--- BEGIN ---
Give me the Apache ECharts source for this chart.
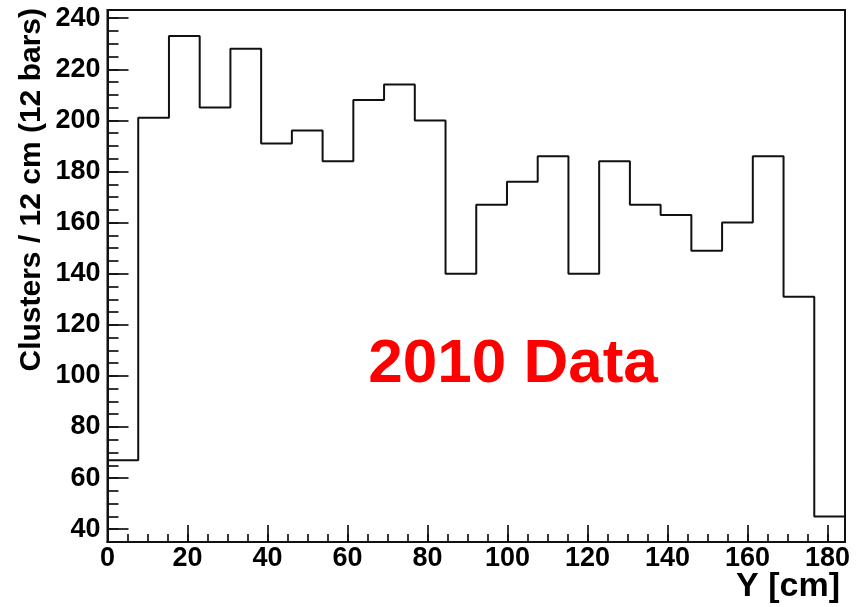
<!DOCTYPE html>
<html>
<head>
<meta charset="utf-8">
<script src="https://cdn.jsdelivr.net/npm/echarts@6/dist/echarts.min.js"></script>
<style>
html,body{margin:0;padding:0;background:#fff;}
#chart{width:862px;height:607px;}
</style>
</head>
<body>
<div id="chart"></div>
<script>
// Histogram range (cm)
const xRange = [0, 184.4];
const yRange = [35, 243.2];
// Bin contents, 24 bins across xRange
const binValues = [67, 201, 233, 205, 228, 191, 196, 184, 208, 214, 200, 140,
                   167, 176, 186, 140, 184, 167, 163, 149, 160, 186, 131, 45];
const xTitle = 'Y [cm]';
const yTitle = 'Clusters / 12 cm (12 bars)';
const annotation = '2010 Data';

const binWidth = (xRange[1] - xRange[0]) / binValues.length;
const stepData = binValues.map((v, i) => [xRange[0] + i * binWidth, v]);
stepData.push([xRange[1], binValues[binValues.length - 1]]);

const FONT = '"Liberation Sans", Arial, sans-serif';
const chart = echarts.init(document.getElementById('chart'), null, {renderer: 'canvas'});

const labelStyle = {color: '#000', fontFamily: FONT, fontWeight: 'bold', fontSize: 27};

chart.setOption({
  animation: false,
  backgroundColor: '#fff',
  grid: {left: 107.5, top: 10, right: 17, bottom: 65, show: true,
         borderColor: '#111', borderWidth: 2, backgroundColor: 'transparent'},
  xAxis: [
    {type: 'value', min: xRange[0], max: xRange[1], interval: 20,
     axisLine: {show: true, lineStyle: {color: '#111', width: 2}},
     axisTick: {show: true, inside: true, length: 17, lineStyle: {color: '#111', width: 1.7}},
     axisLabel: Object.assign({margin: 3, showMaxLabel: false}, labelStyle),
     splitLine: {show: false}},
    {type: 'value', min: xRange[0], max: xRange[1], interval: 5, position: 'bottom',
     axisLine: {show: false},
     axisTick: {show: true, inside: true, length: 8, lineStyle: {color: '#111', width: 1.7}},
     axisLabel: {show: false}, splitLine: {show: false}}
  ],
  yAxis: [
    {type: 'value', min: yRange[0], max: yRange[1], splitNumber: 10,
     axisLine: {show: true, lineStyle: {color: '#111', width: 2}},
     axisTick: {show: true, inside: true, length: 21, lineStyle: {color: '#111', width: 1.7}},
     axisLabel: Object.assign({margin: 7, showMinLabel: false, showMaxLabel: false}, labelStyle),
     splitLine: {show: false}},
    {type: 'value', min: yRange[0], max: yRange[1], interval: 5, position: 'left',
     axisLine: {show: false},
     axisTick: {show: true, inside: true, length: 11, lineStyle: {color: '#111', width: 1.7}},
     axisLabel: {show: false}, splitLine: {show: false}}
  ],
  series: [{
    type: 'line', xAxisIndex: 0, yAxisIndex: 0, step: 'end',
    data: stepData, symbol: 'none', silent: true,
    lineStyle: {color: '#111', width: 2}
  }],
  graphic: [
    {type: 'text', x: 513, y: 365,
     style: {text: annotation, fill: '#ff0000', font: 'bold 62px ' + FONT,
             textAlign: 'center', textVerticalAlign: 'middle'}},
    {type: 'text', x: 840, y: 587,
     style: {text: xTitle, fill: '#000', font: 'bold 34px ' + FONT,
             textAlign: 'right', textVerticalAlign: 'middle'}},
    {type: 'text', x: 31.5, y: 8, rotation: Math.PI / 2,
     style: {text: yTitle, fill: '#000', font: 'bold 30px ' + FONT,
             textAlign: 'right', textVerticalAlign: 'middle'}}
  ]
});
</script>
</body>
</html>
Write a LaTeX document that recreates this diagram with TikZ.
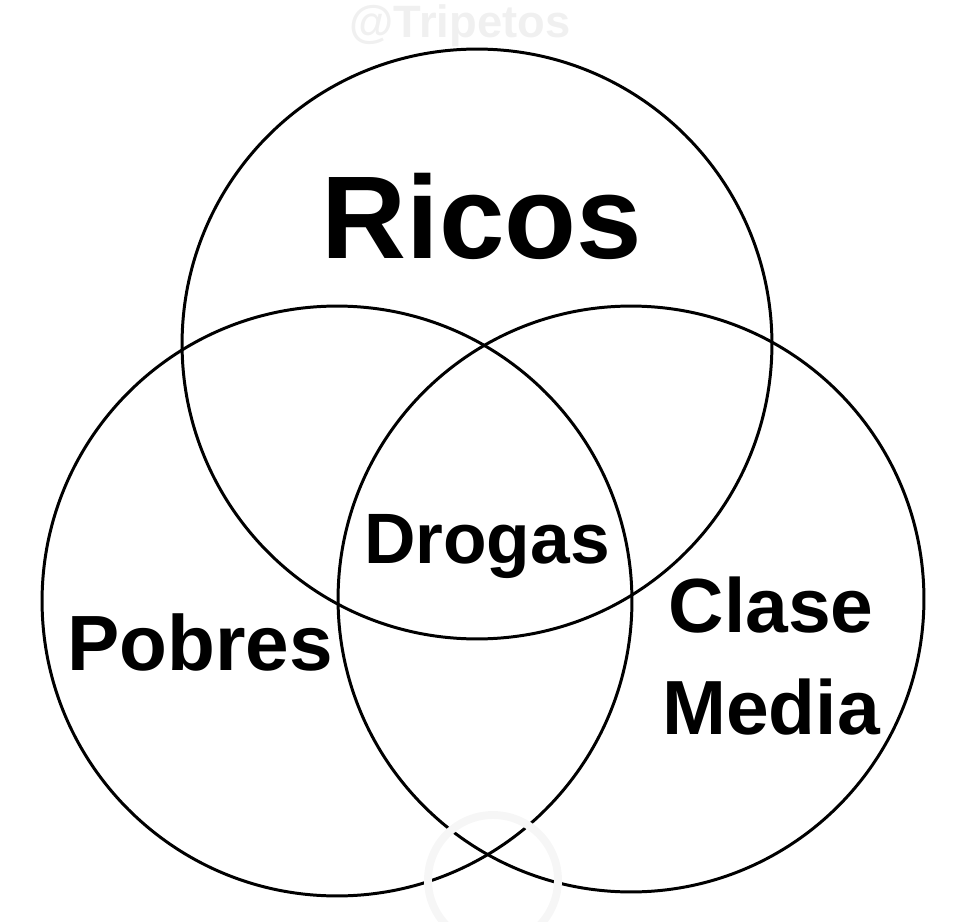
--- END ---
> _Problem statement_
Count every line in the preceding entries where the string "document" appears, then state only the total.

> _Result_
2